Une luminosité retrouvée
À l'intérieur, Notre-Dame a aussi retrouvé une luminosité que l’on ne lui connaissait plus. Le nettoyage des murs, des voûtes et des décors sont quasiment achevés, révélant la douce blondeur de la pierre d’Ile-de-France. La repose des sols en damier noir et blanc se poursuit, ainsi que l'installation, totalement repensée, des dispositifs techniques et électriques et d'un système anti-incendie inédit, a détaillé récemment Philippe Jost.
Du côté des vitraux, si aucun n’a été endommagé par l’incendie, ils ont néanmoins tous été nettoyés. Six vitraux contemporains devraient par ailleurs venir les compléter en 2026. Le grand orgue a également été épargné par le feu mais recouvert de poussière de plomb. Après nettoyage, ses 8.000 tuyaux ont été remontés un par un. Son harmonisation devrait durer six mois. D’ici à l’été, les toitures de la nef, du chœur et de la flèche, la restauration des sols, ainsi que des travaux sur du mobilier d'art intérieur, doivent encore être achevés.

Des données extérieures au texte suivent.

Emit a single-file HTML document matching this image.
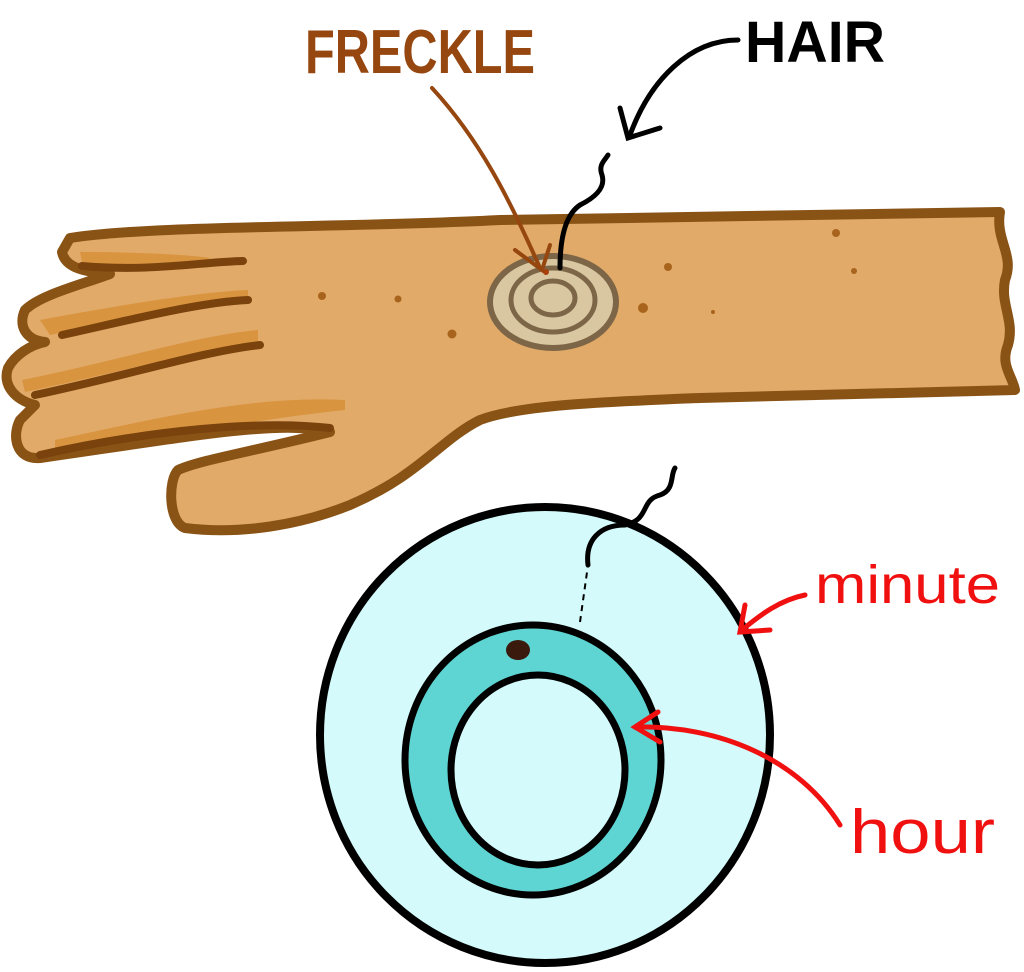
<!DOCTYPE html>
<html><head><meta charset="utf-8"><style>
html,body{margin:0;padding:0;background:#fff;}
svg{display:block;}
text{font-family:"Liberation Sans",sans-serif;}
</style></head><body>
<svg width="1024" height="972" viewBox="0 0 1024 972" xmlns="http://www.w3.org/2000/svg">
<path d="M70,238 C150,225 350,228 500,220 L1000,212 C995,240 1015,255 1005,280 C1000,305 1015,320 1008,345 C1000,365 1012,375 1015,390 L700,398 C600,402 520,405 480,420 C440,440 420,475 350,505 C300,525 240,535 185,528 C168,522 168,480 178,470 C200,460 250,452 330,432 C280,420 200,435 40,458 C15,460 12,435 20,420 L35,405 C15,400 2,385 8,368 C15,355 30,345 45,342 C25,340 18,325 25,310 C40,295 80,285 110,274 C85,272 65,268 62,252 Z" fill="#e1aa68" stroke="#8a5316" stroke-width="10" stroke-linejoin="round"/>
<g fill="#d8913a" opacity="0.85">
<path d="M80,252 C150,252 200,256 210,258 L200,266 C150,268 110,268 82,262 Z"/>
<path d="M40,320 C120,305 200,292 248,290 L248,300 C200,305 120,320 50,335 Z"/>
<path d="M22,380 C120,360 200,335 258,330 L258,342 C200,350 120,372 25,392 Z"/>
<path d="M55,440 C150,420 250,395 345,400 L345,410 C250,420 150,440 55,452 Z"/>
</g>
<g fill="none" stroke="#7a420c" stroke-width="8" stroke-linecap="round">
<path d="M82,266 C150,272 200,262 243,261"/>
<path d="M62,335 C130,320 200,302 248,300"/>
<path d="M35,395 C130,375 200,352 260,345"/>
<path d="M40,455 C150,430 260,420 330,428"/>
</g>
<g fill="#a8641c">
<circle cx="322" cy="296" r="4"/><circle cx="398" cy="299" r="3.5"/><circle cx="452" cy="334" r="4.5"/>
<circle cx="668" cy="267" r="4"/><circle cx="836" cy="233" r="4"/><circle cx="854" cy="271" r="3"/>
<circle cx="643" cy="308" r="5"/><circle cx="713" cy="312" r="2"/>
</g>
<ellipse cx="553" cy="302" rx="63" ry="46" fill="#d8c7a1" stroke="#7d6647" stroke-width="6"/>
<ellipse cx="553" cy="300" rx="42" ry="32" fill="none" stroke="#7d6647" stroke-width="5"/>
<ellipse cx="553" cy="298" rx="22" ry="17" fill="none" stroke="#7d6647" stroke-width="5"/>
<circle cx="546" cy="272" r="3" fill="#a8400c"/>
<path d="M560,268 C560,240 565,215 580,205 C600,195 605,185 602,175 C598,165 605,160 608,155" fill="none" stroke="#000" stroke-width="5" stroke-linecap="round"/>
<text x="745" y="62" font-size="58" font-weight="bold" fill="#000" textLength="140" lengthAdjust="spacingAndGlyphs">HAIR</text>
<path d="M738,40 C690,40 650,80 630,135" fill="none" stroke="#000" stroke-width="5" stroke-linecap="round"/>
<path d="M620,108 L628,138 L660,128" fill="none" stroke="#000" stroke-width="5" stroke-linecap="round"/>
<text x="305" y="73" font-size="62" font-weight="bold" fill="#96460f" textLength="230" lengthAdjust="spacingAndGlyphs">FRECKLE</text>
<path d="M432,88 C480,140 510,200 540,268" fill="none" stroke="#96460f" stroke-width="4" stroke-linecap="round"/>
<path d="M515,250 L542,270 L550,245" fill="none" stroke="#96460f" stroke-width="4" stroke-linecap="round"/>
<ellipse cx="545" cy="735" rx="225" ry="228" fill="#d4fafb" stroke="#000" stroke-width="8"/>
<ellipse cx="533" cy="760" rx="128" ry="135" fill="#5ed5d3" stroke="#000" stroke-width="7"/>
<ellipse cx="538" cy="770" rx="87" ry="95" fill="#d4fafb" stroke="#000" stroke-width="7"/>
<ellipse cx="518" cy="650" rx="12" ry="10" fill="#3a1a0c"/>
<path d="M580,622 L588,565" fill="none" stroke="#000" stroke-width="2" stroke-dasharray="6,5"/>
<path d="M588,565 C585,540 600,525 625,525 C650,520 640,500 660,495 C675,490 670,475 675,468" fill="none" stroke="#000" stroke-width="5" stroke-linecap="round"/>
<text x="815" y="603" font-size="54" fill="#f01010" textLength="185" lengthAdjust="spacingAndGlyphs">minute</text>
<path d="M805,595 C780,600 760,615 742,630" fill="none" stroke="#f01010" stroke-width="5" stroke-linecap="round"/>
<path d="M745,605 L740,632 L770,630" fill="none" stroke="#f01010" stroke-width="5" stroke-linecap="round"/>
<text x="850" y="853" font-size="62" fill="#f01010" textLength="145" lengthAdjust="spacingAndGlyphs">hour</text>
<path d="M840,825 C800,760 720,725 635,727" fill="none" stroke="#f01010" stroke-width="5" stroke-linecap="round"/>
<path d="M658,712 L635,727 L660,742" fill="none" stroke="#f01010" stroke-width="5" stroke-linecap="round"/>
</svg>
</body></html>
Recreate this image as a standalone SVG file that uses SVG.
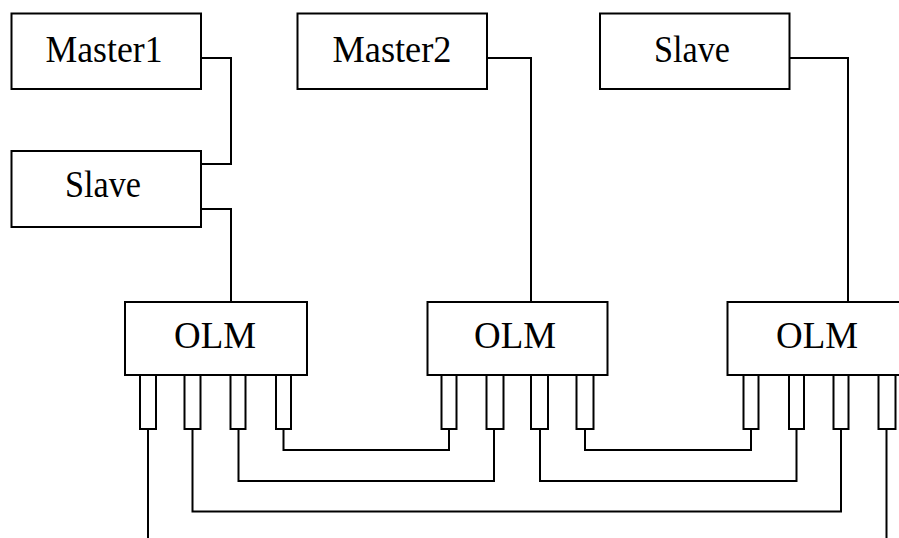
<svg xmlns="http://www.w3.org/2000/svg" width="899" height="538" viewBox="0 0 899 538">
  <style>
    .box { fill: #ffffff; stroke: #000000; stroke-width: 2; }
    .pin { fill: #ffffff; stroke: #000000; stroke-width: 2; }
    .wire { fill: none; stroke: #000000; stroke-width: 2; }
    .label { font-family: "Liberation Serif", "Times New Roman", serif; font-size: 38px; fill: #000000; text-anchor: middle; }
  </style>
  <rect width="899" height="538" fill="#ffffff"/>

  <!-- wiring between units -->
  <g id="connectors">
    <polyline class="wire" points="201,58 231,58 231,164 201,164"/>
    <polyline class="wire" points="201,209 231,209 231,302"/>
    <polyline class="wire" points="487,58 531,58 531,302"/>
    <polyline class="wire" points="789,58 848,58 848,302"/>
    <!-- fibre links below the OLMs -->
    <polyline class="wire" points="148,429 148,538"/>
    <polyline class="wire" points="192.5,429 192.5,511.5 841,511.5 841,429"/>
    <polyline class="wire" points="238.5,429 238.5,481 494,481 494,429"/>
    <polyline class="wire" points="283.5,429 283.5,450 449,450 449,429"/>
    <polyline class="wire" points="540,429 540,481 796.5,481 796.5,429"/>
    <polyline class="wire" points="585,429 585,450 751,450 751,429"/>
    <polyline class="wire" points="886.5,429 886.5,538"/>
  </g>

  <g id="master1">
    <rect class="box" x="11.5" y="13.5" width="189.5" height="75.5"/>
    <text class="label" x="104" y="62" textLength="117" lengthAdjust="spacingAndGlyphs">Master1</text>
  </g>
  <g id="slave1">
    <rect class="box" x="11.5" y="151" width="189.5" height="76"/>
    <text class="label" x="103" y="197" textLength="76" lengthAdjust="spacingAndGlyphs">Slave</text>
  </g>
  <g id="master2">
    <rect class="box" x="297.5" y="13.5" width="189.5" height="75.5"/>
    <text class="label" x="392" y="62" textLength="119" lengthAdjust="spacingAndGlyphs">Master2</text>
  </g>
  <g id="slave2">
    <rect class="box" x="600" y="13.5" width="189.5" height="75.5"/>
    <text class="label" x="692" y="62" textLength="76" lengthAdjust="spacingAndGlyphs">Slave</text>
  </g>

  <g id="olm1">
    <rect class="box" x="125" y="302" width="182" height="73"/>
    <text class="label" x="215" y="348" textLength="82" lengthAdjust="spacingAndGlyphs">OLM</text>
    <rect class="pin" x="140" y="375" width="16" height="54"/>
    <rect class="pin" x="184.5" y="375" width="16" height="54"/>
    <rect class="pin" x="230.5" y="375" width="15" height="54"/>
    <rect class="pin" x="276" y="375" width="15" height="54"/>
  </g>
  <g id="olm2">
    <rect class="box" x="427.5" y="302" width="180" height="73"/>
    <text class="label" x="515" y="348" textLength="82" lengthAdjust="spacingAndGlyphs">OLM</text>
    <rect class="pin" x="441.5" y="375" width="15" height="54"/>
    <rect class="pin" x="486.5" y="375" width="17" height="54"/>
    <rect class="pin" x="531" y="375" width="17" height="54"/>
    <rect class="pin" x="576.5" y="375" width="17" height="54"/>
  </g>
  <g id="olm3">
    <rect class="box" x="727.5" y="302" width="182" height="73"/>
    <text class="label" x="817" y="348" textLength="82" lengthAdjust="spacingAndGlyphs">OLM</text>
    <rect class="pin" x="743.5" y="375" width="15" height="54"/>
    <rect class="pin" x="789" y="375" width="15" height="54"/>
    <rect class="pin" x="833.5" y="375" width="15" height="54"/>
    <rect class="pin" x="878.5" y="375" width="17" height="54"/>
  </g>
</svg>
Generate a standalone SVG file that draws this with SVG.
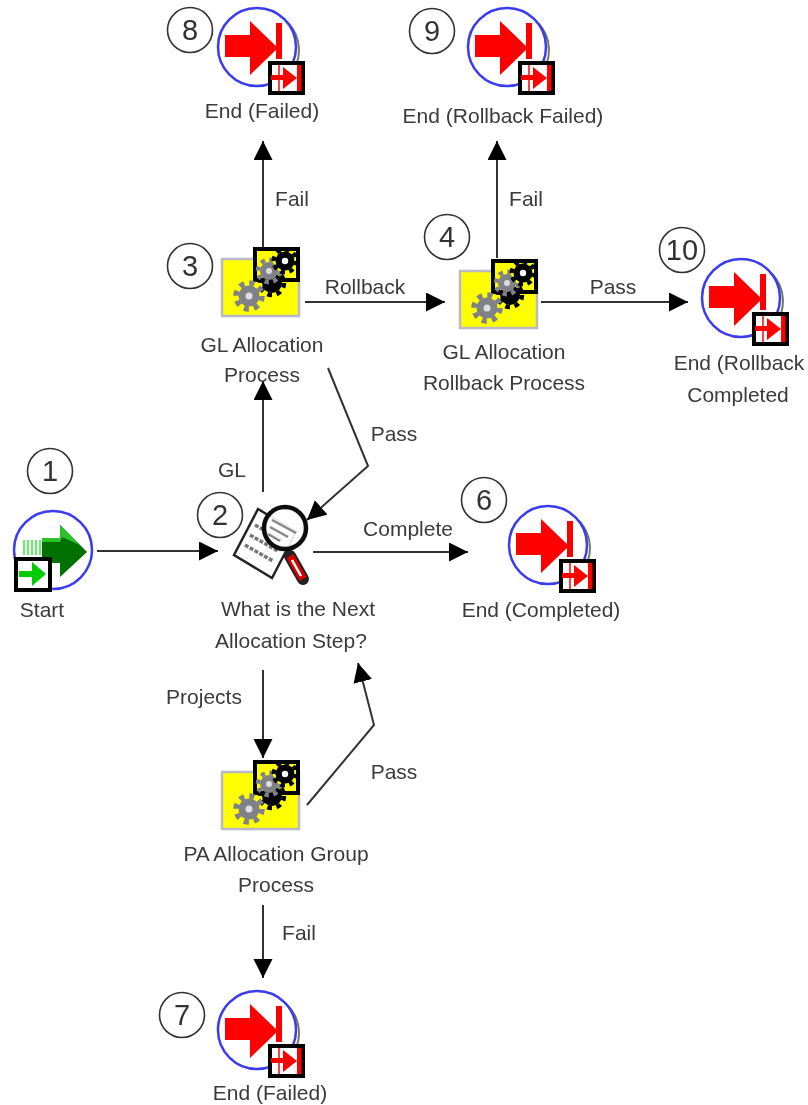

Enfin, à partir de l’automne, le parvis et les accès seront dégagés et réaménagés en lien avec la Ville de Paris, chargée de restructurer les abords, qui doivent être verdis à l’horizon 2028.
Cette dernière ligne droite s’annonce encore bien remplie. La perspective de la réouverture, début décembre 2024, de la cathédrale, ne manquera certainement pas de réchauffer le cœur de celles et ceux qui, de près ou de loin, ont œuvré par leur travail ou par la prière au relèvement de Notre-Dame de Paris.